Set problem — Restate the full set of records exactly, word for word.

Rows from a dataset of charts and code
[START]
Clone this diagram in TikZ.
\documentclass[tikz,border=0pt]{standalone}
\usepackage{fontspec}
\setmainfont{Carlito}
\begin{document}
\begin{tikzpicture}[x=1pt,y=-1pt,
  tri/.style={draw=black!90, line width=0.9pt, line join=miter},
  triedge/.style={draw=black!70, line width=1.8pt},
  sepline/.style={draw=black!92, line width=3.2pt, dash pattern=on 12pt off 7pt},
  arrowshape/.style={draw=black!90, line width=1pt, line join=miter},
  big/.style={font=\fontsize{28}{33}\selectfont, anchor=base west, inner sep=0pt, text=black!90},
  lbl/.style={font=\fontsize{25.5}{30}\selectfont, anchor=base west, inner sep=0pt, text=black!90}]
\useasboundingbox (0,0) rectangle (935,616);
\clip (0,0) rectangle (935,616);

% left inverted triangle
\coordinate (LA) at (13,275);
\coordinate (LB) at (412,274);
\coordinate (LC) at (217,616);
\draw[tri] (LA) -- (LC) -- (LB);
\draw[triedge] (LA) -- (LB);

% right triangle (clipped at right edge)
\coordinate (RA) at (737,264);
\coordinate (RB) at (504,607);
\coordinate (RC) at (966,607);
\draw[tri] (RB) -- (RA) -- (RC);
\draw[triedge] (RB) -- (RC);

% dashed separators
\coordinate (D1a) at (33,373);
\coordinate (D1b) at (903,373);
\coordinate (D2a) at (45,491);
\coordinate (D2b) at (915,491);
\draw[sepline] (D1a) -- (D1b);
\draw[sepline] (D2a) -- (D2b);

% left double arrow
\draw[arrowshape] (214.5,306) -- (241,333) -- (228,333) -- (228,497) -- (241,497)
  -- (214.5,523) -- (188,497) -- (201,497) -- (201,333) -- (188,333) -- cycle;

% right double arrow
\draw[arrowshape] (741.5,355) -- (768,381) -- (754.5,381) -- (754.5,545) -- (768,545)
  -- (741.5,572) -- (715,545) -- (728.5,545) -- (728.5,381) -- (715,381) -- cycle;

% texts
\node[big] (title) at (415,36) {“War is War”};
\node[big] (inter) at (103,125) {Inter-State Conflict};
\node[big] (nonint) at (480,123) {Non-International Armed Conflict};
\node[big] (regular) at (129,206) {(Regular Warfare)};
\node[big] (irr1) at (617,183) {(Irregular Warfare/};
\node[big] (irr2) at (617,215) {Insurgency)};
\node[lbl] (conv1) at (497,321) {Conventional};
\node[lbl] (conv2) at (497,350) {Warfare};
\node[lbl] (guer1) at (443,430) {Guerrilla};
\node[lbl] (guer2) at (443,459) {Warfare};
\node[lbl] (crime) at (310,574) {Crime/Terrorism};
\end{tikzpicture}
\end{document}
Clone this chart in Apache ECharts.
[END]
Task response —
Clone this diagram in TikZ.
\documentclass[tikz,border=0pt]{standalone}
\usepackage{fontspec}
\setmainfont{Carlito}
\begin{document}
\begin{tikzpicture}[x=1pt,y=-1pt,
  tri/.style={draw=black!90, line width=0.9pt, line join=miter},
  triedge/.style={draw=black!70, line width=1.8pt},
  sepline/.style={draw=black!92, line width=3.2pt, dash pattern=on 12pt off 7pt},
  arrowshape/.style={draw=black!90, line width=1pt, line join=miter},
  big/.style={font=\fontsize{28}{33}\selectfont, anchor=base west, inner sep=0pt, text=black!90},
  lbl/.style={font=\fontsize{25.5}{30}\selectfont, anchor=base west, inner sep=0pt, text=black!90}]
\useasboundingbox (0,0) rectangle (935,616);
\clip (0,0) rectangle (935,616);

% left inverted triangle
\coordinate (LA) at (13,275);
\coordinate (LB) at (412,274);
\coordinate (LC) at (217,616);
\draw[tri] (LA) -- (LC) -- (LB);
\draw[triedge] (LA) -- (LB);

% right triangle (clipped at right edge)
\coordinate (RA) at (737,264);
\coordinate (RB) at (504,607);
\coordinate (RC) at (966,607);
\draw[tri] (RB) -- (RA) -- (RC);
\draw[triedge] (RB) -- (RC);

% dashed separators
\coordinate (D1a) at (33,373);
\coordinate (D1b) at (903,373);
\coordinate (D2a) at (45,491);
\coordinate (D2b) at (915,491);
\draw[sepline] (D1a) -- (D1b);
\draw[sepline] (D2a) -- (D2b);

% left double arrow
\draw[arrowshape] (214.5,306) -- (241,333) -- (228,333) -- (228,497) -- (241,497)
  -- (214.5,523) -- (188,497) -- (201,497) -- (201,333) -- (188,333) -- cycle;

% right double arrow
\draw[arrowshape] (741.5,355) -- (768,381) -- (754.5,381) -- (754.5,545) -- (768,545)
  -- (741.5,572) -- (715,545) -- (728.5,545) -- (728.5,381) -- (715,381) -- cycle;

% texts
\node[big] (title) at (415,36) {“War is War”};
\node[big] (inter) at (103,125) {Inter-State Conflict};
\node[big] (nonint) at (480,123) {Non-International Armed Conflict};
\node[big] (regular) at (129,206) {(Regular Warfare)};
\node[big] (irr1) at (617,183) {(Irregular Warfare/};
\node[big] (irr2) at (617,215) {Insurgency)};
\node[lbl] (conv1) at (497,321) {Conventional};
\node[lbl] (conv2) at (497,350) {Warfare};
\node[lbl] (guer1) at (443,430) {Guerrilla};
\node[lbl] (guer2) at (443,459) {Warfare};
\node[lbl] (crime) at (310,574) {Crime/Terrorism};
\end{tikzpicture}
\end{document}
Clone this chart in Apache ECharts.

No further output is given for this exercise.